Puppys brain is very big to be able to write such good comedy all the time.
IM BACK
Thanks for going through the trouble to include the data that Voigt and Pakkengberg produced however I can’t find the original paper anywhere. At this point I’m curious to find out their methodology. Were the brains removed and weighed straight away and then at various intervals? Were the brains still connected to the veins and arteries at any time during the weighing? Did they use preservatives? Did they assume an in vivo weight and then remove it and weigh it x hours after death?
I still don’t see how the brains could possibly acquire the extra mass(outside of access to bodily fluids or some kind of preservative being used), something seems quite off here.
If I wanted to know how much the brain weighed I would weigh it right after death, end of story. Forgive my ignorance but all this seems nonsensical to me.

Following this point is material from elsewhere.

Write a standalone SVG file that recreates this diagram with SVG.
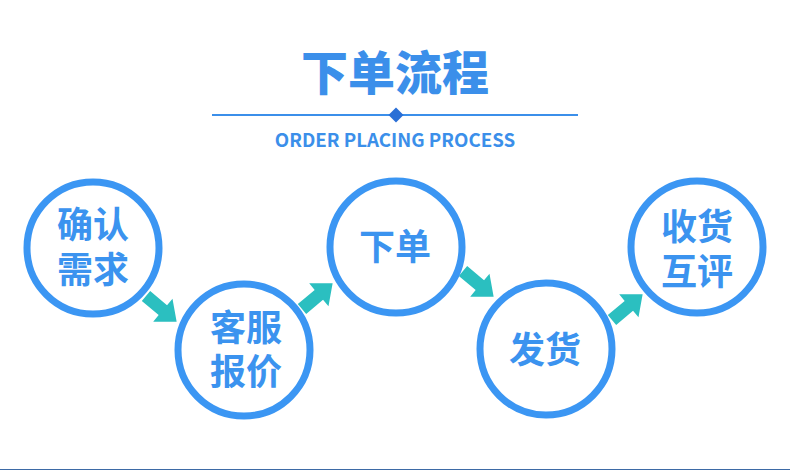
<svg xmlns="http://www.w3.org/2000/svg" width="790" height="470" viewBox="0 0 790 470">
<style>
.ring{fill:#fff;stroke:#3b96f3;stroke-width:7}
.lbl{font-family:"Noto Sans CJK SC","Noto Sans",sans-serif;font-weight:700;font-size:36px;fill:#3b93ef;text-anchor:middle}
.arr{fill:#2bbfc0}
</style>
<defs>
<polygon id="arrow" points="0,-6.5 22,-6.5 22,-15 40,0 22,15 22,6.5 0,6.5"/>
</defs>
<rect width="790" height="470" fill="#fff"/>
<g id="title">
<text x="395" y="90" style="font-family:'Noto Sans CJK SC',sans-serif;font-weight:900;font-size:47px;fill:#3b8fea;text-anchor:middle">下单流程</text>
<line x1="212" y1="115" x2="578" y2="115" stroke="#3b8fea" stroke-width="2"/>
<polygon points="396,107.5 403.5,115 396,122.5 388.5,115" fill="#2a6fd6"/>
<text x="395" y="147" style="font-family:'Noto Sans CJK SC','Open Sans',sans-serif;font-weight:700;font-size:18.7px;fill:#3b8fea;text-anchor:middle">ORDER PLACING PROCESS</text>
</g>
<g id="connectors" class="arr">
<use href="#arrow" transform="translate(146,296) rotate(40)"/>
<use href="#arrow" transform="translate(302,309) rotate(-40)"/>
<use href="#arrow" transform="translate(463,271) rotate(40)"/>
<use href="#arrow" transform="translate(612,320) rotate(-40)"/>
</g>
<g id="n1">
<circle class="ring" cx="93" cy="248" r="66"/>
<text class="lbl"><tspan x="93" y="238">确认</tspan><tspan x="93" y="283">需求</tspan></text>
</g>
<g id="n2">
<circle class="ring" cx="244" cy="350" r="66"/>
<text class="lbl"><tspan x="246" y="341">客服</tspan><tspan x="246" y="385">报价</tspan></text>
</g>
<g id="n3">
<circle class="ring" cx="396" cy="247" r="66"/>
<text class="lbl" x="395" y="260">下单</text>
</g>
<g id="n4">
<circle class="ring" cx="546" cy="349" r="66"/>
<text class="lbl" x="545" y="363">发货</text>
</g>
<g id="n5">
<circle class="ring" cx="697" cy="247" r="66"/>
<text class="lbl"><tspan x="697" y="240">收货</tspan><tspan x="697" y="285">互评</tspan></text>
</g>
<line x1="0" y1="469.5" x2="790" y2="469.5" stroke="#3d6aa6" stroke-width="1"/>
</svg>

Just to be clear, the data’s from:
INTRACRANIAL VARIATION IN THE WEIGHT OF THE HUMAN BRAIN
Author(s): F. W. APPEL and E. M. APPEL
Source: Human Biology, Vol. 14, No. 1 (FEBRUARY, 1942), pp. 48-68
I realize Rushton cited Voight & Pakkenberg, by they in-turn cite Appel & Appel. From page 49 of the 1942 paper by Appel & Appel:
Nothing is known about the conditions under which the organs were
measured, except what Freeman has to say about his own procedures
(1931). Only a fraction of the autopsies were done under Freeman’s
term of office. The post-mortem examinations were done by many
different people, working at different periods in the history of the
Hospital. Nearly 50 years are covered by the records. Brandes (1927)

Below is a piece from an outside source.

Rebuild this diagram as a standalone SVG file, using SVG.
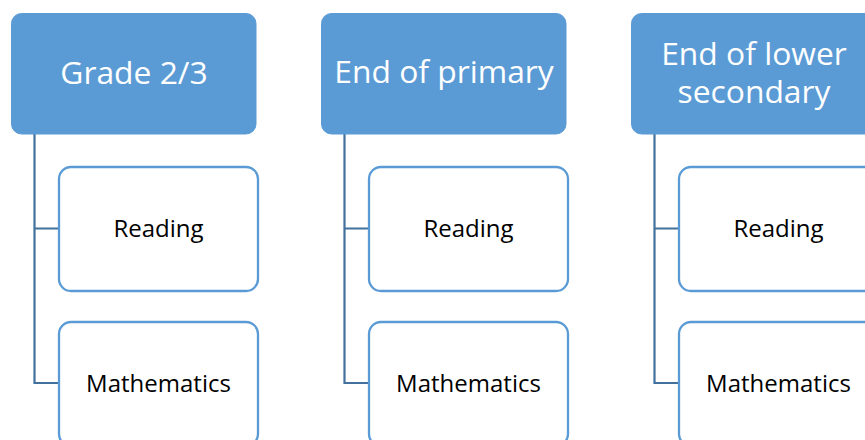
<svg xmlns="http://www.w3.org/2000/svg" width="865" height="440" viewBox="0 0 865 440">
<style>
.hdr{fill:#5b9bd5;stroke:#5b9bd5;stroke-width:1}
.child{fill:#ffffff;stroke:#5b9bd5;stroke-width:2.3}
.ht{font-family:"Open Sans","Noto Sans",sans-serif;font-size:31.8px;fill:#ffffff;text-anchor:middle}
.ct{font-family:"Open Sans","Noto Sans",sans-serif;font-size:24px;fill:#000000;text-anchor:middle}
.conn{fill:none;stroke:#41719c;stroke-width:2.2}
</style>
<rect width="865" height="440" fill="#ffffff"/>
<g id="connectors">
<path class="conn" d="M34.5,134 V383 H59 M34.5,228.5 H59"/>
<path class="conn" d="M344.5,134 V383 H369 M344.5,228.5 H369"/>
<path class="conn" d="M654.5,134 V383 H679 M654.5,228.5 H679"/>
</g>
<g id="h1"><rect class="hdr" x="11.5" y="13.5" width="244.5" height="120.5" rx="10"/><text class="ht" x="134" y="83.5">Grade 2/3</text></g>
<g id="h2"><rect class="hdr" x="321.5" y="13.5" width="244.5" height="120.5" rx="10"/><text class="ht" x="444" y="83">End of primary</text></g>
<g id="h3"><rect class="hdr" x="631.5" y="13.5" width="244.5" height="120.5" rx="10"/><text class="ht" x="754" y="64.5">End of lower</text><text class="ht" x="754" y="102.5">secondary</text></g>
<g id="c1r"><rect class="child" x="59" y="167" width="199" height="124" rx="12"/><text class="ct" x="158.5" y="237">Reading</text></g>
<g id="c1m"><rect class="child" x="59" y="322" width="199" height="124" rx="12"/><text class="ct" x="158.5" y="392">Mathematics</text></g>
<g id="c2r"><rect class="child" x="369" y="167" width="199" height="124" rx="12"/><text class="ct" x="468.5" y="237">Reading</text></g>
<g id="c2m"><rect class="child" x="369" y="322" width="199" height="124" rx="12"/><text class="ct" x="468.5" y="392">Mathematics</text></g>
<g id="c3r"><rect class="child" x="679" y="167" width="199" height="124" rx="12"/><text class="ct" x="778.5" y="237">Reading</text></g>
<g id="c3m"><rect class="child" x="679" y="322" width="199" height="124" rx="12"/><text class="ct" x="778.5" y="392">Mathematics</text></g>
</svg>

states that the dura mater weighs 50-60 grams, and that the complete
drainage of the cerebrospinal fluid from the fresh brain may change its
weight by as much as 50 grams. We presume that in all autopsies at
St. Elizabeth’s Hospital the outer meninx was removed from the brain
insofar as it could be, but that the inner meninges, the arachnoid and
pia layers, were not. We presume, too, that the brains were weighed
immediately after removal, and just as they came from the skulls (that
is, without being either rinsed or drained), but we do not know this.
Certainly considerable differences in the weights of brains might result
from different modes of handling.
Seems like one has to assume too much for these measures to be true.
Thanks for the info. Right, well I’m starting to think that given all the variables there is so much that could go wrong. So outside of some reaction with the environment akin to iron oxidation(rust) where the metal actually ends up gaining weight in the long run, I don’t see how there could be any gain in weight. After all the only weight that matters is that right after the brain is removed, so who cares what happens 10 hours later. Surely any gain due to reaction would take much longer than a few hours, perhaps years. But at that point wouldn’t the brain lose weight due to drying up?